As if I could ever forget……
Bonfire night is nearly upon us. For those readers not in the UK, it’s an opportunity to light a big fire and set off fireworks, to remember someone who tried to blow up the houses of parliament a long time ago. Weird huh?
Anyway, on the whole I am enormously risk averse and fireworks sends this little foible into overdrive. I enjoy watching organised displays very much but not in my own back yard thank you.
A few years ago Orkney Beef bought a selection of fireworks for us to set off in the garden. I was in bits. Anxiety levels skyrocketed (‘scuse the pun) and I was filled with dread for days. Bonfire night arrived, which coincided with a particularly windy night (thank you God) so the whole thing had to be cancelled. I was delighted. I wasn’t even bothered about the enormous waste of money. I would’ve been quite happy to just dunk the whole lot in a bucket of water and chuck them in the bin. (because what if a lit match were to find it’s way into the bin and set them all off right?)

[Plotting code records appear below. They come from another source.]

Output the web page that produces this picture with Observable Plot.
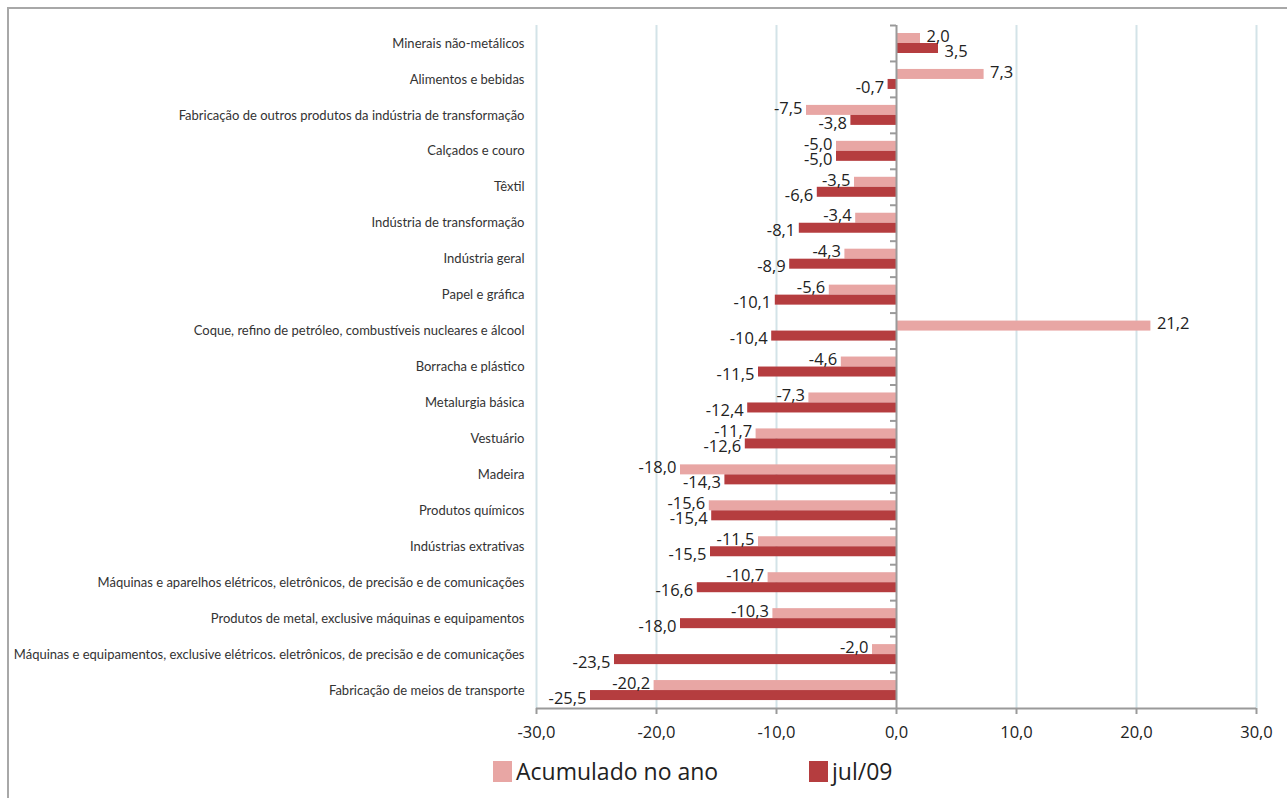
<!DOCTYPE html>
<html>
<head>
<meta charset="utf-8">
<script src="https://cdn.jsdelivr.net/npm/d3@7"></script>
<script src="https://cdn.jsdelivr.net/npm/@observablehq/plot@0.6"></script>
<style>
  html, body { margin: 0; padding: 0; background: #fff; }
  body { width: 1287px; height: 798px; position: relative; overflow: hidden; font-family: Lato, "Open Sans", sans-serif; }
  #frame { position: absolute; left: 7px; top: 7px; width: 1300px; height: 820px; border-left: 2px solid #a8a8a8; border-top: 2px solid #a8a8a8; box-sizing: border-box; }
  #chart { position: absolute; left: 0; top: 0; }
  #legend { position: absolute; top: 757px; left: 0; width: 1287px; height: 30px; font-family: "Open Sans", Lato, sans-serif; font-size: 23px; color: #222; }
  .item { position: absolute; top: 0; display: flex; align-items: center; height: 28px; }
  .sw { width: 19px; height: 21px; margin-right: 4px; }
</style>
</head>
<body>
<div id="frame"></div>
<div id="chart"></div>
<div id="legend">
  <div class="item" style="left:493px"><div class="sw" style="background:#e8a6a4"></div><span>Acumulado no ano</span></div>
  <div class="item" style="left:809px"><div class="sw" style="background:#b53d3f"></div><span>jul/09</span></div>
</div>
<script>
const categories = [
  "Minerais não-metálicos",
  "Alimentos e bebidas",
  "Fabricação de outros produtos da indústria de transformação",
  "Calçados e couro",
  "Têxtil",
  "Indústria de transformação",
  "Indústria geral",
  "Papel e gráfica",
  "Coque, refino de petróleo, combustíveis nucleares e álcool",
  "Borracha e plástico",
  "Metalurgia básica",
  "Vestuário",
  "Madeira",
  "Produtos químicos",
  "Indústrias extrativas",
  "Máquinas e aparelhos elétricos, eletrônicos, de precisão e de comunicações",
  "Produtos de metal, exclusive máquinas e equipamentos",
  "Máquinas e equipamentos, exclusive elétricos. eletrônicos, de precisão e de comunicações",
  "Fabricação de meios de transporte"
];
const acumuladoNoAno = [2.0, 7.3, -7.5, -5.0, -3.5, -3.4, -4.3, -5.6, 21.2, -4.6, -7.3, -11.7, -18.0, -15.6, -11.5, -10.7, -10.3, -2.0, -20.2];
const jul09 = [3.5, -0.7, -3.8, -5.0, -6.6, -8.1, -8.9, -10.1, -10.4, -11.5, -12.4, -12.6, -14.3, -15.4, -15.5, -16.6, -18.0, -23.5, -25.5];
const xTicks = [-30, -20, -10, 0, 10, 20, 30];

const pinkColor = "#e8a6a4";
const redColor = "#b53d3f";
const fmt = v => v.toFixed(1).replace(".", ",");

const acc = categories.map((c, i) => ({category: c, value: acumuladoNoAno[i]}));
const jul = categories.map((c, i) => ({category: c, value: jul09[i]}));

const band = (708 - 25) / categories.length;

const valueLabels = (data, dy) => [
  Plot.text(data.filter(d => d.value >= 0), {
    x: "value", y: "category", text: d => fmt(d.value), textAnchor: "start",
    dx: 6, dy, fontSize: 16.5, fill: "#222", fontFamily: "'Open Sans', sans-serif"
  }),
  Plot.text(data.filter(d => d.value < 0), {
    x: "value", y: "category", text: d => fmt(d.value), textAnchor: "end",
    dx: -4, dy, fontSize: 16.5, fill: "#222", fontFamily: "'Open Sans', sans-serif"
  })
];

const chart = Plot.plot({
  width: 1287,
  height: 745,
  marginLeft: 536,
  marginRight: 31,
  marginTop: 25,
  marginBottom: 37,
  x: {domain: [-30, 30], ticks: xTicks, tickFormat: fmt, label: null},
  y: {domain: categories, padding: 0, round: false, label: null},
  style: {background: "transparent", overflow: "visible"},
  marks: [
    Plot.ruleX(xTicks.filter(t => t !== 0), {stroke: "#d3e3e8", strokeWidth: 2}),
    Plot.barX(acc, {x: "value", y: "category", fill: pinkColor, insetTop: 8, insetBottom: band - 18}),
    Plot.barX(jul, {x: "value", y: "category", fill: redColor, insetTop: 18, insetBottom: band - 28}),
    ...valueLabels(acc, -7),
    ...valueLabels(jul, 8),
    Plot.ruleX([0], {stroke: "#9a9a9a", strokeWidth: 2}),
    Plot.ruleY(categories, {y: d => d, x1: -0.5, x2: 0, dy: -band/2, stroke: "#9a9a9a", strokeWidth: 2}),
    Plot.ruleY([categories[categories.length - 1]], {y: d => d, x1: -30, x2: 30, dy: band/2, stroke: "#9a9a9a", strokeWidth: 2}),
    Plot.axisX({ticks: xTicks, tickFormat: fmt, tickSize: 6, tickPadding: 12, stroke: "#9a9a9a", strokeWidth: 2, fontSize: 16.5, fill: "#222", fontFamily: "'Open Sans', sans-serif", label: null}),
    Plot.axisY({tickSize: 0, tickPadding: 12, fontSize: 13, fill: "#333", fontFamily: "Lato, sans-serif", label: null})
  ]
});
document.getElementById("chart").appendChild(chart);
</script>
</body>
</html>
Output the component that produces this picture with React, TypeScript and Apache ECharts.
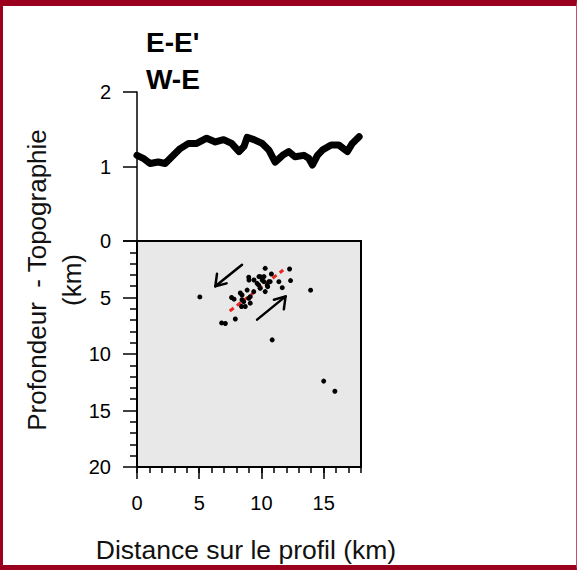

Undeterred Orkney Beef saved them to use another time. Maybe New Year? (great, ruin that too why don’t you?) but it turned out he was working (phew!) so that didn’t happen. In the end, he had to wait until the next bonfire night before he could light them. It was a miserable time for me, and I’m such a party pooper I managed to make it a miserable one for Orkney Beef and Tech Support too. I insisted they go round and tell all the neighbours like responsible people. I mean for example neighbours across the field from us, we are THAT responsible. Disappointingly not one neighbour objected, some even said they were going to watch! so our mini fireworks display still had to go ahead. Then the grand lighting ceremony wasn’t allowed to begin until some hosepipe extension had been rigged up so that if anything terrible were to happen I could at least feel like I had all safety measures in place. The coast guards had been phoned (we live near the sea and being a former fisherman Orkney Beef feels strongly about that) so all non-risk taking measures were firmly in place. One by one Orkney Beef set the fireworks off with me barking orders from afar. I hated every minute of it and by the end of the short and modest display all I could feel was an enormous sense of relief.
Strangely Orkney Beef has never bought fireworks again. Once was enough and the man wants a quiet life, so it’s organised displays these days. (Thank you God) Weather permitting, Orkney hosts a few really good ones. I might see you there.